We communicate with our shareholders through the Annual Report and Accounts, trading updates, investor roadshows at the full and half year, the AGM and Capital Markets Events, as appropriate. The Company announces the result of the proxy votes cast for each resolution proposed at each general meeting of the Company immediately after such meeting, and a range of corporate information (including historical annual reports and notices of meetings, announcements, dividend information and presentations) is made available on the investor pages of the Company website. The Board receives regular updates on the views of shareholders through reports from its brokers and from Directors following shareholder engagement. Analyst notes are reviewed and discussions held with the Company’s brokers to maintain a broad understanding of varying investor views.

We work closely with our customers to understand the challenges they are experiencing and provide solutions that will help. Examples of the impact we have had through dedicated customer engagement can be found here.
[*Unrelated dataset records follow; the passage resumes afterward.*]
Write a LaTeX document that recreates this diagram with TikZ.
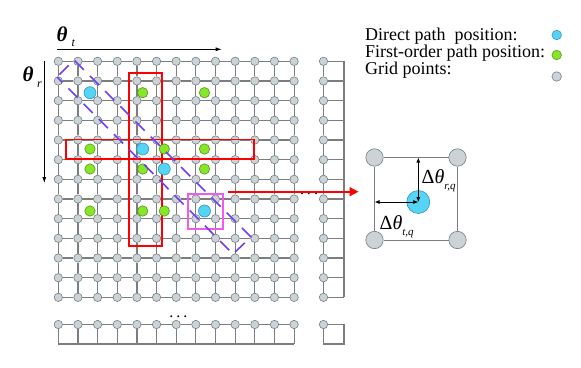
\documentclass[tikz,border=0pt]{standalone}
\usepackage{fontspec}
\setmainfont{Liberation Serif}
\usetikzlibrary{arrows.meta}
\definecolor{gridgray}{RGB}{125,125,125}
\definecolor{ptfill}{RGB}{204,211,214}
\definecolor{ptdraw}{RGB}{115,127,133}
\definecolor{dirfill}{RGB}{85,212,245}
\definecolor{dirdraw}{RGB}{50,150,185}
\definecolor{fofill}{RGB}{135,230,40}
\definecolor{fodraw}{RGB}{85,150,30}
\definecolor{bandblue}{RGB}{112,64,240}
\definecolor{zoommag}{RGB}{240,90,240}

\begin{document}
\begin{tikzpicture}[x=1pt, y=-1pt,
  font=\fontsize{18}{20}\selectfont,
  gpt/.style={circle, draw=ptdraw, fill=ptfill, line width=0.6pt,
              inner sep=0pt, minimum size=8.4pt},
  bigpt/.style={gpt, minimum size=17.4pt},
  dpt/.style={circle, draw=dirdraw, fill=dirfill, line width=0.6pt,
              inner sep=0pt, minimum size=12pt},
  fpt/.style={circle, draw=fodraw, fill=fofill, line width=0.6pt,
              inner sep=0pt, minimum size=10.4pt},
  gl/.style={draw=gridgray, line width=1.2pt},
  win/.style={draw=red, line width=1.8pt},
  band/.style={draw=bandblue, line width=1.6pt,
               dash pattern=on 13pt off 8.5pt, dash phase=18pt},
  axarr/.style={-{Latex[length=6pt,width=4pt]}, line width=0.8pt},
  dim/.style={{Latex[length=5pt,width=4pt]}-{Latex[length=5pt,width=4pt]},
              line width=0.8pt},
  lbl/.style={inner sep=0pt, anchor=base west}
]
\useasboundingbox (0,0) rectangle (581,367);
% grid points
\foreach \i in {0,...,12}{
  \foreach \j in {0,...,12}
    \node[gpt] (g\i-\j) at ({58.3+19.65*\i},{61.3+19.67*\j}) {};
  \node[gpt] (b\i) at ({58.3+19.65*\i},324.5) {};
  \coordinate (bb\i) at ({58.3+19.65*\i},344);
  \node[gpt] (e\i) at (323.5,{61.3+19.67*\i}) {};
  \coordinate (r\i) at (344,{61.3+19.67*\i});
}
\node[gpt] (bc) at (323.5,324.5) {};
\coordinate (bc1) at (344,324.5);
\coordinate (bc2) at (344,344);
\coordinate (bc3) at (323.5,344);
% grid lines
\foreach \i [count=\n from 1] in {0,...,11}{
  \foreach \j in {0,...,12}{
    \draw[gl] (g\i-\j) -- (g\n-\j);
    \draw[gl] (g\j-\i) -- (g\j-\n);
  }
  \draw[gl] (b\i) -- (b\n);
  \draw[gl] (e\i) -- (e\n);
}
\foreach \i in {0,...,12}{
  \draw[gl] (b\i) -- (bb\i);
  \draw[gl] (e\i) -- (r\i);
}
\draw[gl] (bb0) -- (bb12);
\draw[gl] (r0) -- (r12);
\draw[gl] (bc) -- (bc1) -- (bc2) -- (bc3) -- (bc);
\node[inner sep=0pt, anchor=base, font=\fontsize{16}{16}\selectfont] (dv)
  at (178.3,317) {.\kern3pt.\kern3pt.};
\node[inner sep=0pt, anchor=base, font=\fontsize{16}{16}\selectfont] (dh)
  at (309,194) {.\kern3pt.\kern3pt.};
% search windows
\draw[win] (129.3,72.7) rectangle (161.7,245.7);
\draw[win] (66,139.5) rectangle (254.3,159.3);
\draw[draw=zoommag, line width=1.8pt] (188.3,194) rectangle (223.3,229.3);
% path positions
\foreach \x/\y [count=\k] in {90/92.7,142.7/149,164.3/169,204.5/211}
  \node[dpt] (d\k) at (\x,\y) {};
\foreach \x/\y [count=\k] in {142.7/92.7,204.5/92.7,90/149,164.3/149,204.5/149,
    90/169,142.7/169,204.5/169,90/211,142.7/211,164.3/211}
  \node[fpt] (f\k) at (\x,\y) {};
\draw[band] (57,77) -- (74,60) -- (251,237) -- (233,254) -- cycle;
% axes
\coordinate (ta) at (57.3,49.3);
\coordinate (tb) at (221.7,49.3);
\coordinate (ra) at (44.3,61);
\coordinate (rb) at (44.3,183);
\draw[axarr] (ta) -- (tb);
\draw[axarr] (ra) -- (rb);
\node[lbl] (tl) at (56.5,41.5) {\fontsize{21}{21}\selectfont\bfseries\itshape
  θ\kern4pt\raisebox{-5.3pt}{\fontsize{12}{12}\selectfont\mdseries t}};
\node[lbl] (rl) at (22.5,81.5) {\fontsize{21}{21}\selectfont\bfseries\itshape
  θ\kern3.5pt\raisebox{-6.3pt}{\fontsize{12}{12}\selectfont\mdseries r}};
% zoom arrow
\coordinate (zs) at (228.3,191.7);
\coordinate (ze) at (358.5,191.7);
\draw[red, line width=1.8pt, -{Triangle[length=9pt,width=9pt]}] (zs) -- (ze);
% legend
\node[lbl] (l1) at (365,40) {Direct path\ \ position:};
\node[lbl] (l2) at (365,57) {First-order path position:};
\node[lbl] (l3) at (365,74) {Grid points:};
\node[dpt, minimum size=9.5pt] (k1) at (556.7,35) {};
\node[fpt, minimum size=9.5pt] (k2) at (556.7,55) {};
\node[gpt, minimum size=9.5pt] (k3) at (556.7,76.5) {};
% inset cell
\node[bigpt] (c1) at (374.5,157.5) {};
\node[bigpt] (c2) at (457.5,157.5) {};
\node[bigpt] (c3) at (374.5,240) {};
\node[bigpt] (c4) at (457.5,240) {};
\draw[draw=gridgray, line width=0.8pt] (c1) -- (c2) -- (c4) -- (c3) -- (c1);
\node[dpt, minimum size=23pt] (dq) at (418.3,202) {};
\coordinate (qt) at (dq.center |- c1.center);
\coordinate (ql) at (dq.center -| c1.center);
\draw[dim] (qt) -- (dq.center);
\draw[dim] (ql) -- (dq.center);
\node[lbl] (dr) at (421.5,183.5) {\fontsize{20}{20}\selectfont
  Δ\textit{θ}\raisebox{-5.5pt}{\fontsize{11}{11}\selectfont\itshape r,q}};
\node[lbl] (dt) at (379.5,229.5) {\fontsize{20}{20}\selectfont
  Δ\textit{θ}\raisebox{-5.5pt}{\fontsize{11}{11}\selectfont\itshape t,q}};
\end{tikzpicture}
\end{document}
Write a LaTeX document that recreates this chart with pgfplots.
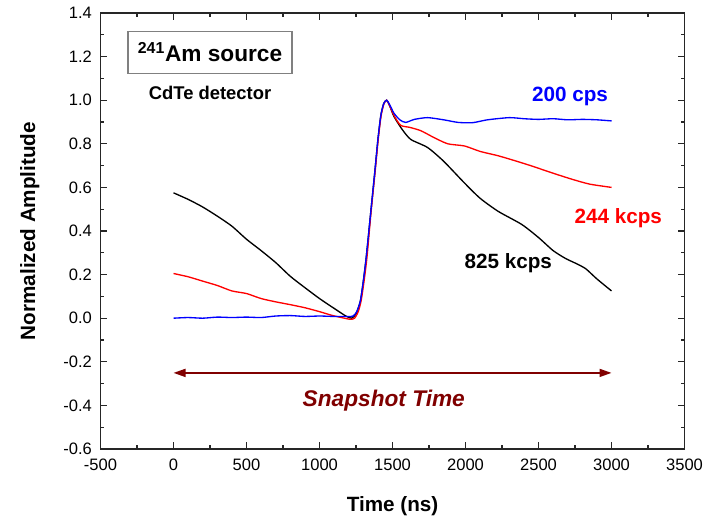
\documentclass[border=0pt]{standalone}
\usepackage{pgfplots}
\pgfplotsset{compat=1.18}
\usepackage{fontspec}
\setmainfont{Liberation Sans}
\usetikzlibrary{arrows.meta}
\definecolor{snapred}{RGB}{128,0,0}
\definecolor{boxgray}{RGB}{128,128,128}
\begin{document}
\begin{tikzpicture}
\useasboundingbox (-75.4pt,-50.25pt) rectangle (452.6pt,336.75pt);
\begin{axis}[
  at={(0,0)}, anchor=south west,
  scale only axis, width=438pt, height=327pt,
  xmin=-500, xmax=3500, ymin=-0.6, ymax=1.4,
  xtick={-500,0,...,3500}, ytick={-0.6,-0.4,...,1.41},
  minor x tick num=1, minor y tick num=1,
  tick align=inside, tick pos=both,
  major tick length=5pt, minor tick length=2.8pt,
  axis line style={line width=1.1pt, black!85},
  every tick/.style={line width=0.9pt, black!85},
  /pgf/number format/assume math mode=true,
  xticklabel style={font=\fontsize{12.4}{14}\selectfont, yshift=-4pt, /pgf/number format/set thousands separator={}},
  yticklabel style={font=\fontsize{12.4}{14}\selectfont, xshift=-3pt, /pgf/number format/fixed, /pgf/number format/fixed zerofill, /pgf/number format/precision=1},
  xlabel={\textbf{Time (ns)}},
  ylabel={\textbf{Normalized Amplitude}},
  label style={font=\fontsize{15.5}{18}\selectfont},
  xlabel style={at={(axis description cs:0.5,0)}, anchor=center, yshift=-43pt},
  ylabel style={at={(axis description cs:0,0.5)}, anchor=center, yshift=53pt},
  clip=false,
]
% 825 kcps (black)
\addplot[black, line width=1pt, smooth, tension=0.4] coordinates {
(0,0.575) (100,0.545) (200,0.51) (300,0.468) (400,0.422) (500,0.362) (600,0.31) (700,0.255) (800,0.192) (900,0.14) (1000,0.09) (1100,0.045) (1180,0.01) (1220,0.0)
(1250,0.02) (1280,0.08) (1300,0.17) (1320,0.28) (1350,0.48) (1380,0.68) (1400,0.82) (1420,0.93) (1440,0.985) (1460,1.0) (1480,0.975)
(1510,0.925) (1567,0.865) (1625,0.82) (1740,0.783) (1850,0.72) (1993,0.62) (2100,0.55) (2224,0.49) (2385,0.43) (2500,0.37) (2600,0.31) (2685,0.274) (2760,0.25) (2823,0.227) (2900,0.18) (3000,0.125)
};
% 244 kcps (red)
\addplot[red, line width=1pt, smooth, tension=0.4] coordinates {
(0,0.205) (100,0.19) (200,0.17) (300,0.15) (400,0.125) (500,0.113) (600,0.09) (700,0.075) (800,0.062) (900,0.048) (1000,0.03) (1080,0.014) (1150,0.003) (1210,-0.005) (1240,0.0)
(1265,0.03) (1285,0.08) (1305,0.17) (1325,0.28) (1352,0.48) (1382,0.68) (1402,0.82) (1422,0.93) (1442,0.985) (1460,1.0) (1480,0.975)
(1510,0.93) (1555,0.885) (1620,0.875) (1694,0.86) (1780,0.83) (1878,0.80) (1993,0.79) (2100,0.765) (2224,0.745) (2350,0.72) (2454,0.698) (2600,0.665) (2731,0.637) (2850,0.615) (3000,0.600)
};
% 200 cps (blue)
\addplot[blue, line width=1pt, smooth, tension=0.4] coordinates {
(0,0.0) (100,0.003) (200,0.0) (300,0.005) (400,0.003) (500,0.005) (600,0.003) (700,0.01) (800,0.012) (900,0.008) (1000,0.01) (1100,0.008) (1200,0.008) (1230,0.01)
(1255,0.03) (1280,0.08) (1300,0.17) (1320,0.28) (1350,0.48) (1380,0.68) (1400,0.82) (1420,0.93) (1440,0.985) (1460,1.0) (1480,0.98)
(1510,0.94) (1550,0.91) (1590,0.898) (1650,0.912) (1740,0.92) (1850,0.91) (1950,0.898) (2050,0.897) (2150,0.91) (2300,0.92) (2400,0.915) (2500,0.912) (2600,0.915) (2700,0.91) (2800,0.912) (2900,0.91) (3000,0.905)
};
% snapshot arrow
\addplot[snapred, line width=1.2pt, {Triangle[length=9pt,width=6pt]}-{Triangle[length=9pt,width=6pt]}] coordinates {(0,-0.251) (3000,-0.251)};
\node[font=\fontsize{17}{20}\selectfont\bfseries\itshape, text=snapred] at (axis cs:1440,-0.376) {Snapshot Time};
\node[draw=boxgray, line width=0.8pt, minimum width=123pt, minimum height=31.5pt, font=\fontsize{17}{20}\selectfont\bfseries] at (axis cs:250,1.22) {\textsuperscript{241}Am source};
\node[font=\fontsize{13.8}{16}\selectfont\bfseries] at (axis cs:250,1.032) {CdTe detector};
\node[font=\fontsize{15.5}{18}\selectfont\bfseries, text=blue] at (axis cs:2716,1.018) {200 cps};
\node[font=\fontsize{15.5}{18}\selectfont\bfseries, text=red] at (axis cs:3046,0.459) {244 kcps};
\node[font=\fontsize{15.5}{18}\selectfont\bfseries] at (axis cs:2293,0.251) {825 kcps};
\end{axis}
\end{tikzpicture}
\end{document}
For our people we run an engagement survey twice a year (the Q12 survey) to give all team members a voice and allow us to identify, listen and respond to any feedback that might affect engagement. Following the Q12 results, all senior managers and Executive Team members must champion action plans in each of their areas for any improvements that need to happen. More information on the results of this year’s Q12 surveys can be found on in our ESG Statement. In addition the Board and Executive Team communicates with team members regularly to keep them informed about how the business is performing through our global intranet platform ‘be/connected’. This platform also lets team members share news stories and access learning resources and general information about GBG. Chris Clark, CEO, also hosts bi-weekly virtual live business updates across the Group, ensuring that all team members are kept up to date with how the business is performing and any key changes they need to know about.

Team members also have the opportunity to ask the CEO any questions they may have. We believe this approach promotes transparency throughout the Group and encourages engagement which is echoed as part of the feedback we received from our recent Q12.